Eppure il progetto era già stato avviato, qualche anno fa…
“Quando era sindaco Ravaioli al CEIS erano d’accordo, tant’è che mi avevano mandato un ingegnere perché verificasse insieme a me quale poteva essere la spesa del trasferimento, più o meno 4.500.000 euro. A quel punto ho chiesto a Ravaioli di mandarmi un assessore, o un consigliere comunale, insomma chiunque potesse aiutarmi a chiedere fondi, dovunque potessero essere trovati. Ma la sua risposta è stata: Vai tu, e di’ pure che ti mando io. Un po’ come dire niente, un modo per lavarsene le mani. Per questo il progetto si è fermato”.
In cosa consisterebbero i lavori? E quanto potrebbero durare?
“Direi non più di due anni. Le baracche che compongono il CEIS si possono smontare e trasferire, e poi c’è la casina per i bimbi senza famiglia, che invece andrebbe rifatta. Ma vendendo quella attuale si ricaverebbe il denaro per la ricostruzione”.
Ma gli altri soldi? Dove li andrebbe a prendere lei?
“Il Comune avrebbe difficoltà, è vero, per non parlare della Provincia, che ora non esiste più. Ma forse la Regione potrebbe dare qualcosa, e molto di più potrebbe concederci il Ministero dei Beni Culturali, o l’Unione Europea, che ha certamente soldi da investire in opere di questo genere.
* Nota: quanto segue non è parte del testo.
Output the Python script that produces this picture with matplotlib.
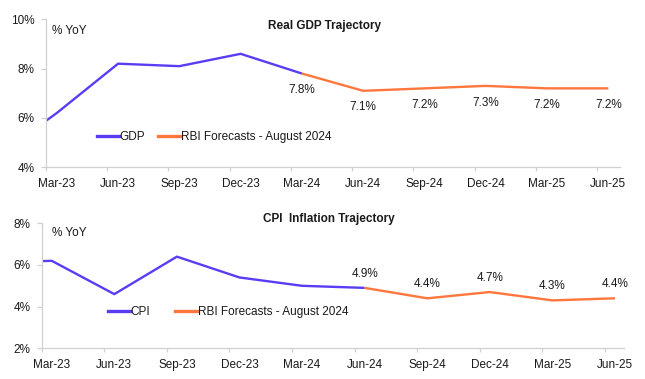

Se ci impegneremo tutti, sono sicuro che il denaro non mancherà”.
Perché questa causa le sta così a cuore?
“Perché la Rimini romana non si limita solo al Ponte di Tiberio, alla Domus del Chirurgo e all’Arco d’Augusto. C’è un anfiteatro che nessuno va a visitare perché è sepolto. Si è fatto tanto per la Domus, che nonostante la sua importanza ha comunque un valore inferiore, è paradossale che non si faccia nulla per l’anfiteatro”.